Required task:
Repeat every line of the data exactly, but not the pictures.

Dataset section:

• • • • • • •

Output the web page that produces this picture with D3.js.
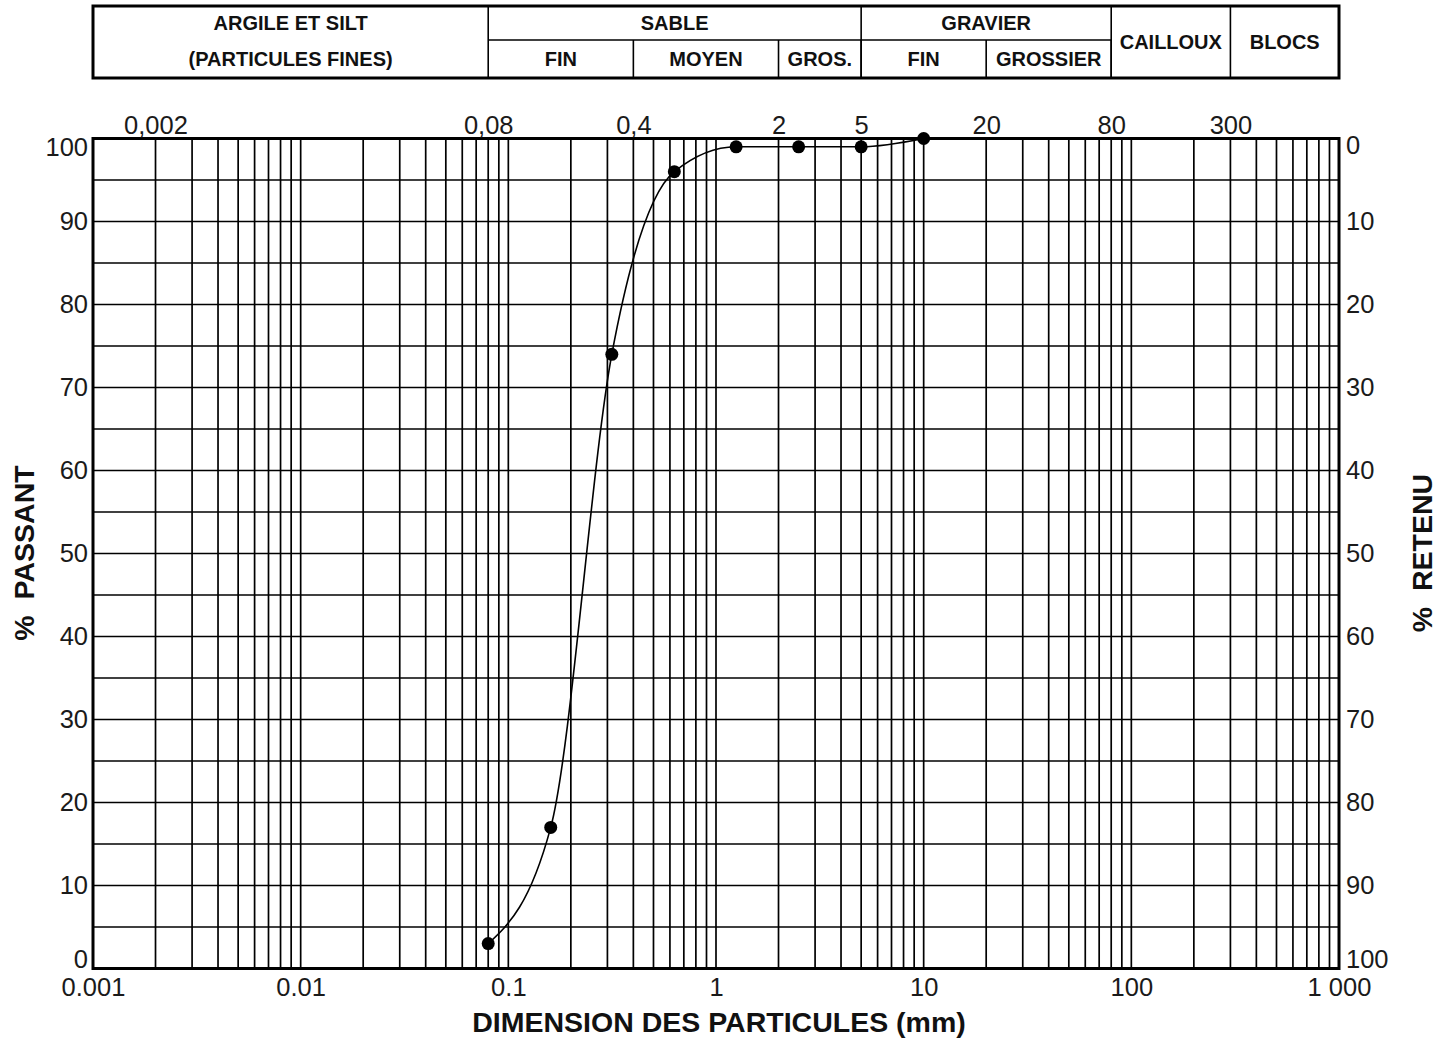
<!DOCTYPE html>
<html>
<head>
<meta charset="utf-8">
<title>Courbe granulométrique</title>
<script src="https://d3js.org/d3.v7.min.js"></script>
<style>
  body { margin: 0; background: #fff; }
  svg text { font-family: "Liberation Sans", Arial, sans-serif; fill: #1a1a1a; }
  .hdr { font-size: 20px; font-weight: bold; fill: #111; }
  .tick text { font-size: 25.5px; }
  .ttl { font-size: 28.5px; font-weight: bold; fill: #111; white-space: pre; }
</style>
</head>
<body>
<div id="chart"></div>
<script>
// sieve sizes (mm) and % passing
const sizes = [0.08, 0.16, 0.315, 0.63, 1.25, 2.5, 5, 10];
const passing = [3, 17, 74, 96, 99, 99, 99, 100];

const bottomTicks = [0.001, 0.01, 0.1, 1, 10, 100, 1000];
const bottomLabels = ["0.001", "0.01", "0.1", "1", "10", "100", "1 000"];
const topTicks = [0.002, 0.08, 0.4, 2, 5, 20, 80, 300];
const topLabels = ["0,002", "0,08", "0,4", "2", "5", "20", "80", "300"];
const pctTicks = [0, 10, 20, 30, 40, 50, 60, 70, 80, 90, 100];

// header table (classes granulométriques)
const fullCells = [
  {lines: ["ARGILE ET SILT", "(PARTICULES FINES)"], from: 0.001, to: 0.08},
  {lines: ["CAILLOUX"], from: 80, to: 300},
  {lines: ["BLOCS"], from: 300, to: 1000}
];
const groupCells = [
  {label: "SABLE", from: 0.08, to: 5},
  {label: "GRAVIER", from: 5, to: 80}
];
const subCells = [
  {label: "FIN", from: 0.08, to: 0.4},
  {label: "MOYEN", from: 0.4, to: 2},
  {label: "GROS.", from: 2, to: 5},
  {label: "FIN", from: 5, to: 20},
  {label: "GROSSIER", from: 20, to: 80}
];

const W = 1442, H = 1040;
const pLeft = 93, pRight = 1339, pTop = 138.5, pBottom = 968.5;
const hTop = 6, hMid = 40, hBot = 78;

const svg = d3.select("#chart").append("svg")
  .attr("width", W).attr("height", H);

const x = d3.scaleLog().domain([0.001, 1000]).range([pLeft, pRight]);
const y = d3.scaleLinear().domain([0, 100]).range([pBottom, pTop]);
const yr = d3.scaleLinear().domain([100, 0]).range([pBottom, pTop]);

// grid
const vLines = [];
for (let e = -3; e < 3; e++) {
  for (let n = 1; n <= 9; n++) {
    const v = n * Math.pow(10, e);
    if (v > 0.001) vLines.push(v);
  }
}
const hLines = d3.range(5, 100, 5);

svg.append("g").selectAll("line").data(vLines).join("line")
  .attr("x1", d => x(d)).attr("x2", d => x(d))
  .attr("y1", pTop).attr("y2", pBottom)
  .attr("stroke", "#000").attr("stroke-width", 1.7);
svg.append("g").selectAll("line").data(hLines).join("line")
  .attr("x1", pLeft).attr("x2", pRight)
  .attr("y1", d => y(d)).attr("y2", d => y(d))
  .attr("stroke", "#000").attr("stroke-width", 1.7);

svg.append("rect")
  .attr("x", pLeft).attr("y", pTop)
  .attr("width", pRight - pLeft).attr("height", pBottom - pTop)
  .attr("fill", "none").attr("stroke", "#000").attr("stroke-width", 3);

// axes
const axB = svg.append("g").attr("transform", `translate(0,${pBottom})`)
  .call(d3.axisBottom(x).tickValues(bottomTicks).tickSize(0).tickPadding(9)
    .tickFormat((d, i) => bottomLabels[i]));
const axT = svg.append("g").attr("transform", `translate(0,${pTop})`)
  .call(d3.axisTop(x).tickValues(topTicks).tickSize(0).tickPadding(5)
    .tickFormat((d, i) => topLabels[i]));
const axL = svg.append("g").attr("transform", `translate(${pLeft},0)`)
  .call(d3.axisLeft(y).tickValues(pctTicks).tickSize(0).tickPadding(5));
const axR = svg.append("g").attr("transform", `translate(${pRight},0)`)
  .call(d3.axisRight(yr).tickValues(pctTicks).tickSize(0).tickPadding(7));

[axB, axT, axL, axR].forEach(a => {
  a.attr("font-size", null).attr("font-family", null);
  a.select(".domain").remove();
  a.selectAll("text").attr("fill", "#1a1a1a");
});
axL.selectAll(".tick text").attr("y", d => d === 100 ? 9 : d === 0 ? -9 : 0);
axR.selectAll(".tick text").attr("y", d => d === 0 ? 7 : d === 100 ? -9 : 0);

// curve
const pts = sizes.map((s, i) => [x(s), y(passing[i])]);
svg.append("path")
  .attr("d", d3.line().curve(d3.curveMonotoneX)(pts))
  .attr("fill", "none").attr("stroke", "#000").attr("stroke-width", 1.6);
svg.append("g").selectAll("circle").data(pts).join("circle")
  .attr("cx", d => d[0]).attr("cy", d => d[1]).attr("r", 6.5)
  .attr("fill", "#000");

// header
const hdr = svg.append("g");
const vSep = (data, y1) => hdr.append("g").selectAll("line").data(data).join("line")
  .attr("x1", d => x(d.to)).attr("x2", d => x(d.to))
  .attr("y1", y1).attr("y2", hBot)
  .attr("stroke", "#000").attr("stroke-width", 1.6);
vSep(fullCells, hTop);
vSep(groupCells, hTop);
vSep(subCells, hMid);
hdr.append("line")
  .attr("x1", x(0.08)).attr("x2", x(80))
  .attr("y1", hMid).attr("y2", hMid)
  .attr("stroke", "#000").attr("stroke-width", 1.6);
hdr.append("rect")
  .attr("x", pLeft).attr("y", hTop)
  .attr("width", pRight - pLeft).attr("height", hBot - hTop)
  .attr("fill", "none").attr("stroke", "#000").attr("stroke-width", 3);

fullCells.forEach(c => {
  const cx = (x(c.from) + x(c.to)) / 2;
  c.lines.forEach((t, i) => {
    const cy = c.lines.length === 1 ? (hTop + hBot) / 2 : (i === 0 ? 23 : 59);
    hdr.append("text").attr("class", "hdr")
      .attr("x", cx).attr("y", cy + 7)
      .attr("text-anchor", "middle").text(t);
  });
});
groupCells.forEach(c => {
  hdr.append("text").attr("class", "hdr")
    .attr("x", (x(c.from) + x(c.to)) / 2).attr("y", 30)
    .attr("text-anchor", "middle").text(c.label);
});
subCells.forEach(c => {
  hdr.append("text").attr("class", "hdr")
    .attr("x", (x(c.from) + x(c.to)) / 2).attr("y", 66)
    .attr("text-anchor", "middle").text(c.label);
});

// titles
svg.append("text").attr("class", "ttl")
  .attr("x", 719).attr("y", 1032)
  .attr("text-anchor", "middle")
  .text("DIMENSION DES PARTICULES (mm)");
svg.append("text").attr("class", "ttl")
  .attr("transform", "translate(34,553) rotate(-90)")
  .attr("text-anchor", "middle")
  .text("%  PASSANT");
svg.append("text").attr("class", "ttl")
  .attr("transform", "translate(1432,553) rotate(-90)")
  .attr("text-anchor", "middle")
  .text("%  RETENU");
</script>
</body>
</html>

• • • • • • •

Result for this exercise:
Output the web page that produces this picture with D3.js.
<!DOCTYPE html>
<html>
<head>
<meta charset="utf-8">
<title>Courbe granulométrique</title>
<script src="https://d3js.org/d3.v7.min.js"></script>
<style>
  body { margin: 0; background: #fff; }
  svg text { font-family: "Liberation Sans", Arial, sans-serif; fill: #1a1a1a; }
  .hdr { font-size: 20px; font-weight: bold; fill: #111; }
  .tick text { font-size: 25.5px; }
  .ttl { font-size: 28.5px; font-weight: bold; fill: #111; white-space: pre; }
</style>
</head>
<body>
<div id="chart"></div>
<script>
// sieve sizes (mm) and % passing
const sizes = [0.08, 0.16, 0.315, 0.63, 1.25, 2.5, 5, 10];
const passing = [3, 17, 74, 96, 99, 99, 99, 100];

const bottomTicks = [0.001, 0.01, 0.1, 1, 10, 100, 1000];
const bottomLabels = ["0.001", "0.01", "0.1", "1", "10", "100", "1 000"];
const topTicks = [0.002, 0.08, 0.4, 2, 5, 20, 80, 300];
const topLabels = ["0,002", "0,08", "0,4", "2", "5", "20", "80", "300"];
const pctTicks = [0, 10, 20, 30, 40, 50, 60, 70, 80, 90, 100];

// header table (classes granulométriques)
const fullCells = [
  {lines: ["ARGILE ET SILT", "(PARTICULES FINES)"], from: 0.001, to: 0.08},
  {lines: ["CAILLOUX"], from: 80, to: 300},
  {lines: ["BLOCS"], from: 300, to: 1000}
];
const groupCells = [
  {label: "SABLE", from: 0.08, to: 5},
  {label: "GRAVIER", from: 5, to: 80}
];
const subCells = [
  {label: "FIN", from: 0.08, to: 0.4},
  {label: "MOYEN", from: 0.4, to: 2},
  {label: "GROS.", from: 2, to: 5},
  {label: "FIN", from: 5, to: 20},
  {label: "GROSSIER", from: 20, to: 80}
];

const W = 1442, H = 1040;
const pLeft = 93, pRight = 1339, pTop = 138.5, pBottom = 968.5;
const hTop = 6, hMid = 40, hBot = 78;

const svg = d3.select("#chart").append("svg")
  .attr("width", W).attr("height", H);

const x = d3.scaleLog().domain([0.001, 1000]).range([pLeft, pRight]);
const y = d3.scaleLinear().domain([0, 100]).range([pBottom, pTop]);
const yr = d3.scaleLinear().domain([100, 0]).range([pBottom, pTop]);

// grid
const vLines = [];
for (let e = -3; e < 3; e++) {
  for (let n = 1; n <= 9; n++) {
    const v = n * Math.pow(10, e);
    if (v > 0.001) vLines.push(v);
  }
}
const hLines = d3.range(5, 100, 5);

svg.append("g").selectAll("line").data(vLines).join("line")
  .attr("x1", d => x(d)).attr("x2", d => x(d))
  .attr("y1", pTop).attr("y2", pBottom)
  .attr("stroke", "#000").attr("stroke-width", 1.7);
svg.append("g").selectAll("line").data(hLines).join("line")
  .attr("x1", pLeft).attr("x2", pRight)
  .attr("y1", d => y(d)).attr("y2", d => y(d))
  .attr("stroke", "#000").attr("stroke-width", 1.7);

svg.append("rect")
  .attr("x", pLeft).attr("y", pTop)
  .attr("width", pRight - pLeft).attr("height", pBottom - pTop)
  .attr("fill", "none").attr("stroke", "#000").attr("stroke-width", 3);

// axes
const axB = svg.append("g").attr("transform", `translate(0,${pBottom})`)
  .call(d3.axisBottom(x).tickValues(bottomTicks).tickSize(0).tickPadding(9)
    .tickFormat((d, i) => bottomLabels[i]));
const axT = svg.append("g").attr("transform", `translate(0,${pTop})`)
  .call(d3.axisTop(x).tickValues(topTicks).tickSize(0).tickPadding(5)
    .tickFormat((d, i) => topLabels[i]));
const axL = svg.append("g").attr("transform", `translate(${pLeft},0)`)
  .call(d3.axisLeft(y).tickValues(pctTicks).tickSize(0).tickPadding(5));
const axR = svg.append("g").attr("transform", `translate(${pRight},0)`)
  .call(d3.axisRight(yr).tickValues(pctTicks).tickSize(0).tickPadding(7));

[axB, axT, axL, axR].forEach(a => {
  a.attr("font-size", null).attr("font-family", null);
  a.select(".domain").remove();
  a.selectAll("text").attr("fill", "#1a1a1a");
});
axL.selectAll(".tick text").attr("y", d => d === 100 ? 9 : d === 0 ? -9 : 0);
axR.selectAll(".tick text").attr("y", d => d === 0 ? 7 : d === 100 ? -9 : 0);

// curve
const pts = sizes.map((s, i) => [x(s), y(passing[i])]);
svg.append("path")
  .attr("d", d3.line().curve(d3.curveMonotoneX)(pts))
  .attr("fill", "none").attr("stroke", "#000").attr("stroke-width", 1.6);
svg.append("g").selectAll("circle").data(pts).join("circle")
  .attr("cx", d => d[0]).attr("cy", d => d[1]).attr("r", 6.5)
  .attr("fill", "#000");

// header
const hdr = svg.append("g");
const vSep = (data, y1) => hdr.append("g").selectAll("line").data(data).join("line")
  .attr("x1", d => x(d.to)).attr("x2", d => x(d.to))
  .attr("y1", y1).attr("y2", hBot)
  .attr("stroke", "#000").attr("stroke-width", 1.6);
vSep(fullCells, hTop);
vSep(groupCells, hTop);
vSep(subCells, hMid);
hdr.append("line")
  .attr("x1", x(0.08)).attr("x2", x(80))
  .attr("y1", hMid).attr("y2", hMid)
  .attr("stroke", "#000").attr("stroke-width", 1.6);
hdr.append("rect")
  .attr("x", pLeft).attr("y", hTop)
  .attr("width", pRight - pLeft).attr("height", hBot - hTop)
  .attr("fill", "none").attr("stroke", "#000").attr("stroke-width", 3);

fullCells.forEach(c => {
  const cx = (x(c.from) + x(c.to)) / 2;
  c.lines.forEach((t, i) => {
    const cy = c.lines.length === 1 ? (hTop + hBot) / 2 : (i === 0 ? 23 : 59);
    hdr.append("text").attr("class", "hdr")
      .attr("x", cx).attr("y", cy + 7)
      .attr("text-anchor", "middle").text(t);
  });
});
groupCells.forEach(c => {
  hdr.append("text").attr("class", "hdr")
    .attr("x", (x(c.from) + x(c.to)) / 2).attr("y", 30)
    .attr("text-anchor", "middle").text(c.label);
});
subCells.forEach(c => {
  hdr.append("text").attr("class", "hdr")
    .attr("x", (x(c.from) + x(c.to)) / 2).attr("y", 66)
    .attr("text-anchor", "middle").text(c.label);
});

// titles
svg.append("text").attr("class", "ttl")
  .attr("x", 719).attr("y", 1032)
  .attr("text-anchor", "middle")
  .text("DIMENSION DES PARTICULES (mm)");
svg.append("text").attr("class", "ttl")
  .attr("transform", "translate(34,553) rotate(-90)")
  .attr("text-anchor", "middle")
  .text("%  PASSANT");
svg.append("text").attr("class", "ttl")
  .attr("transform", "translate(1432,553) rotate(-90)")
  .attr("text-anchor", "middle")
  .text("%  RETENU");
</script>
</body>
</html>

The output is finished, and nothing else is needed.